**The problem:** From the line containing "Rebuild this chart" through the line containing "Y0_PX = 345", retype each line exactly; include both end lines and nothing beyond them.

══ Records to use

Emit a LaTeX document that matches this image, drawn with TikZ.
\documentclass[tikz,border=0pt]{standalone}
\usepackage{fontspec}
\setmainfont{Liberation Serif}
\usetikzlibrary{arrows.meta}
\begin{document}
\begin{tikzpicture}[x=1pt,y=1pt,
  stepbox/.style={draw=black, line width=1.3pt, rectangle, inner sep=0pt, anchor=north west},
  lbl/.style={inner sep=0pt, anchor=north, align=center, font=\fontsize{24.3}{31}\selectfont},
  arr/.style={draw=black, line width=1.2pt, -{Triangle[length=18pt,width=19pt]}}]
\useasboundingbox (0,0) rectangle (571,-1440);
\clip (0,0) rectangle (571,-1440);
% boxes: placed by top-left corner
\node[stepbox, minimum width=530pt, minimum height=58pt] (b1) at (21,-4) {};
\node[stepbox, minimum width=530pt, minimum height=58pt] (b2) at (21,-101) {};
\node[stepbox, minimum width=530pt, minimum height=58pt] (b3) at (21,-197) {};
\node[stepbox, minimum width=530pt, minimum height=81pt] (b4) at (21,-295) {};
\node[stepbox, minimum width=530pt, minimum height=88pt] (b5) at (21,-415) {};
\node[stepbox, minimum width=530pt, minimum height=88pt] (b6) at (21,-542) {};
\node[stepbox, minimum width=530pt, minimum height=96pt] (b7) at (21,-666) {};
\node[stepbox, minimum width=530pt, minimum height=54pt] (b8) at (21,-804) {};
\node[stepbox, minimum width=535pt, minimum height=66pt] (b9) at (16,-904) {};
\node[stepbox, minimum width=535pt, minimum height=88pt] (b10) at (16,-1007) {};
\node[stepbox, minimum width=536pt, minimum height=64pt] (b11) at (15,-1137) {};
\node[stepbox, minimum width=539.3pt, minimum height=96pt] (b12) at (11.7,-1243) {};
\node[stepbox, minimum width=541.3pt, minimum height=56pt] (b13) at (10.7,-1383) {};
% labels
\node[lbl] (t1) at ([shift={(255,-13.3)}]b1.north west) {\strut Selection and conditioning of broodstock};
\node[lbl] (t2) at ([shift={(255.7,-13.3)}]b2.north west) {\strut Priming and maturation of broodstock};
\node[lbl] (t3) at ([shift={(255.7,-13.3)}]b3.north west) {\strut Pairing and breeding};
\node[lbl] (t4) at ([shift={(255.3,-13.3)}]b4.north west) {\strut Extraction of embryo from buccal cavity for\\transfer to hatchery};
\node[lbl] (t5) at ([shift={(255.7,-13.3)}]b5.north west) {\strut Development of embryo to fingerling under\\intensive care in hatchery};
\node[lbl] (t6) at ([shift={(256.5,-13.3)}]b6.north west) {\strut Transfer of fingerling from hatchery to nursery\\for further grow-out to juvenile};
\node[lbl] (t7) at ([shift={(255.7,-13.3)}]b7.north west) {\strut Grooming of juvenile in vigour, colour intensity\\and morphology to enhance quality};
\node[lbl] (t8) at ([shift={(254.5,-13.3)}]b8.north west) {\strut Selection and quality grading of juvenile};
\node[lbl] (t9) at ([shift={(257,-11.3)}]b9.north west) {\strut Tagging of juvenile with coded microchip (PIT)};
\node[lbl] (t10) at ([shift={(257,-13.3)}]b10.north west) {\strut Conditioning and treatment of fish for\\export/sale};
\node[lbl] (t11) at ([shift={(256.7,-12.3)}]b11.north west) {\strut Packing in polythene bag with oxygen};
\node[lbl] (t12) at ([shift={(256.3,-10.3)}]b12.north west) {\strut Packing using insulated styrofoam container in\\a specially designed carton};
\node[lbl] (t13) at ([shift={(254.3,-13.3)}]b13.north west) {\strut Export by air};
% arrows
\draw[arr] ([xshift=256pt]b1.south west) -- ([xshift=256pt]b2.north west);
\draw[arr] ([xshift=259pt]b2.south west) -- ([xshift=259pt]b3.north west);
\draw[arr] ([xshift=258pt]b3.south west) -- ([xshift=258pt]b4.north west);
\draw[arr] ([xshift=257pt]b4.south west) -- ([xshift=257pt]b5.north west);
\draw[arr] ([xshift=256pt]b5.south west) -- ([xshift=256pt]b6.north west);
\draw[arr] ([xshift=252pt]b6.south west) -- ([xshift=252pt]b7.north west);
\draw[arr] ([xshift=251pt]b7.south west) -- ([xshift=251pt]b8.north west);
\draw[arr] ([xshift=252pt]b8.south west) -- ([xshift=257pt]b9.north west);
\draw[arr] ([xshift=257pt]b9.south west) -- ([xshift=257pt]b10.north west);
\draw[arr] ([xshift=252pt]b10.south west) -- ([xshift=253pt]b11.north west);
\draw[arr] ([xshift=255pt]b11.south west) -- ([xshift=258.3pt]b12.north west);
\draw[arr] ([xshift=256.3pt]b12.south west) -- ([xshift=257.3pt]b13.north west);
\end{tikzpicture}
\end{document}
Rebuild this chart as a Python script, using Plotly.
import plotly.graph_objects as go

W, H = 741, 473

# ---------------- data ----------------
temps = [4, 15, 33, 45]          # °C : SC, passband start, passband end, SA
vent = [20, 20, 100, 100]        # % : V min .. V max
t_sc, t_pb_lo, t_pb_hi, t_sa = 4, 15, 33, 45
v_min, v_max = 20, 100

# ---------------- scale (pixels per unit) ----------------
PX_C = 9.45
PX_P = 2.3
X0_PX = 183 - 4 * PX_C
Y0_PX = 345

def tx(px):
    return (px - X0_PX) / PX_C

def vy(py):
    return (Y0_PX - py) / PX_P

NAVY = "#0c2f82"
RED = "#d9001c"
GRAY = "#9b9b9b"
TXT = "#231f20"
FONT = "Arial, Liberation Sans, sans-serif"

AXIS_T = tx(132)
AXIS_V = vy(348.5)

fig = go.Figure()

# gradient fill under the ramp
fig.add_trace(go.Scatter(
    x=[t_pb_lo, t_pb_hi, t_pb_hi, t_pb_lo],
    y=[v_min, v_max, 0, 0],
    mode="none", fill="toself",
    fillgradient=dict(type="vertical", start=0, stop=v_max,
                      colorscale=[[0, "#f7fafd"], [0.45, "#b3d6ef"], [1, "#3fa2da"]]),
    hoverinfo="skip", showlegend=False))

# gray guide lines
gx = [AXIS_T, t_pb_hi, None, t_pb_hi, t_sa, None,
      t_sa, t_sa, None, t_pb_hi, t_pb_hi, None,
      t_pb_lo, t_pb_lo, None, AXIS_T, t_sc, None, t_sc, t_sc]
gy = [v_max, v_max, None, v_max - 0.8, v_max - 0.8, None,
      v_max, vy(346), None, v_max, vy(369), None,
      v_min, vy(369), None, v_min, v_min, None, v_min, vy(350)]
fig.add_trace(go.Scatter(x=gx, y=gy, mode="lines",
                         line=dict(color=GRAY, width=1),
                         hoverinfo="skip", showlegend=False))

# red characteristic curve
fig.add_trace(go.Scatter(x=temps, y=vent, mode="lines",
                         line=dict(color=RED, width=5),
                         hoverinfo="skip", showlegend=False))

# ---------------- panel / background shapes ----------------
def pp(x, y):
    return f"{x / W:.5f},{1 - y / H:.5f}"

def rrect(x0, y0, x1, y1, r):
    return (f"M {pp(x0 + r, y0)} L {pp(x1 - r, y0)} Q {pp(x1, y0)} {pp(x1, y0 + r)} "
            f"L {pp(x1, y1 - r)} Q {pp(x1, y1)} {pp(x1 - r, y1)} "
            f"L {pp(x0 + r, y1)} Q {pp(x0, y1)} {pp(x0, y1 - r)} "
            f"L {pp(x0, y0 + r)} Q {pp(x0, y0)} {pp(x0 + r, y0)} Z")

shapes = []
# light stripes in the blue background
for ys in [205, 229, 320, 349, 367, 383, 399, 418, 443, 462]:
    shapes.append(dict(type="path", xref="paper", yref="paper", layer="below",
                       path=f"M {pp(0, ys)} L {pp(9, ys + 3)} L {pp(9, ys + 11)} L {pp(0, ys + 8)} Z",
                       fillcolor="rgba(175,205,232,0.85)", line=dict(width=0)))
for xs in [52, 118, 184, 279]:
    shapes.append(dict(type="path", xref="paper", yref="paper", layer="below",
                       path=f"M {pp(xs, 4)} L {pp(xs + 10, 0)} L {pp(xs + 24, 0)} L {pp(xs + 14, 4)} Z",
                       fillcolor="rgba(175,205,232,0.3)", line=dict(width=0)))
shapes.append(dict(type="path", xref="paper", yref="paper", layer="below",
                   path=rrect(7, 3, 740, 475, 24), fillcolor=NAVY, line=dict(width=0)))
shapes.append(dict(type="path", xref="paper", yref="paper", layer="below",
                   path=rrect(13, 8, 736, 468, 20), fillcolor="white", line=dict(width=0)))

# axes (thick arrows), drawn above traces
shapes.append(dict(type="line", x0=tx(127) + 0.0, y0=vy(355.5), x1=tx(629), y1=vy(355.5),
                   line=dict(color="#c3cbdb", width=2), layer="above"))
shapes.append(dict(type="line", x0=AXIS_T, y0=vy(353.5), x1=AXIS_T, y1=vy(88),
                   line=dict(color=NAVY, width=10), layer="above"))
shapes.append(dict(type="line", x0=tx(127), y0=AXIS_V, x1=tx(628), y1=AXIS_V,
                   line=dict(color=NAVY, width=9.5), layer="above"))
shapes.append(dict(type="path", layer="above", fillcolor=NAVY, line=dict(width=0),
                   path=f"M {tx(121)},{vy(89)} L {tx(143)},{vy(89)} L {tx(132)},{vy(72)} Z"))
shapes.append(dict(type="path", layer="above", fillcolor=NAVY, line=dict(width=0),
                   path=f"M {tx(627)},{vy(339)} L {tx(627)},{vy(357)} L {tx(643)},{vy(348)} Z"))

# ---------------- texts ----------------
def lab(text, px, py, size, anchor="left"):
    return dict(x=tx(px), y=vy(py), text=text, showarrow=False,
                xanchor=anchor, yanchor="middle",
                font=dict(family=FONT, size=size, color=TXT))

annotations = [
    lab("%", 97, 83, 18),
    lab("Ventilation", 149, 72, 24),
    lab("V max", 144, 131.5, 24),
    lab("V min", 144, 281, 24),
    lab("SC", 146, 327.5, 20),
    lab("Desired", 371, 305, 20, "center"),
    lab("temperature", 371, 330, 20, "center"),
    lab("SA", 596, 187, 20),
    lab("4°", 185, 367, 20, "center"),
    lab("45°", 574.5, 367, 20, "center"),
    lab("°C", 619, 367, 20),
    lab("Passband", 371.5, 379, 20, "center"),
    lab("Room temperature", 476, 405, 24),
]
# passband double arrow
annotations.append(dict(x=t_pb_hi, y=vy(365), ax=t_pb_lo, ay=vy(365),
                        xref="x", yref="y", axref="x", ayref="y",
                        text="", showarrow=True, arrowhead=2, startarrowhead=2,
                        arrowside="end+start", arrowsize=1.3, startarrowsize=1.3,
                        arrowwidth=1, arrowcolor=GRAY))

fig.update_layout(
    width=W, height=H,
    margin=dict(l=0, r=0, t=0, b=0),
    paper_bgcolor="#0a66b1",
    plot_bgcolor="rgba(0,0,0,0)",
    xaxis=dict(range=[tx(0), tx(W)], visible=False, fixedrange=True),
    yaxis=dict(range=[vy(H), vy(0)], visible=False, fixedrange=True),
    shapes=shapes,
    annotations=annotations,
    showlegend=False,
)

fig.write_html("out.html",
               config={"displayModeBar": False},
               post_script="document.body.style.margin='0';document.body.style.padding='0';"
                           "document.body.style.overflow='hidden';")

════

**Task answer:**
Rebuild this chart as a Python script, using Plotly.
import plotly.graph_objects as go

W, H = 741, 473

# ---------------- data ----------------
temps = [4, 15, 33, 45]          # °C : SC, passband start, passband end, SA
vent = [20, 20, 100, 100]        # % : V min .. V max
t_sc, t_pb_lo, t_pb_hi, t_sa = 4, 15, 33, 45
v_min, v_max = 20, 100

# ---------------- scale (pixels per unit) ----------------
PX_C = 9.45
PX_P = 2.3
X0_PX = 183 - 4 * PX_C
Y0_PX = 345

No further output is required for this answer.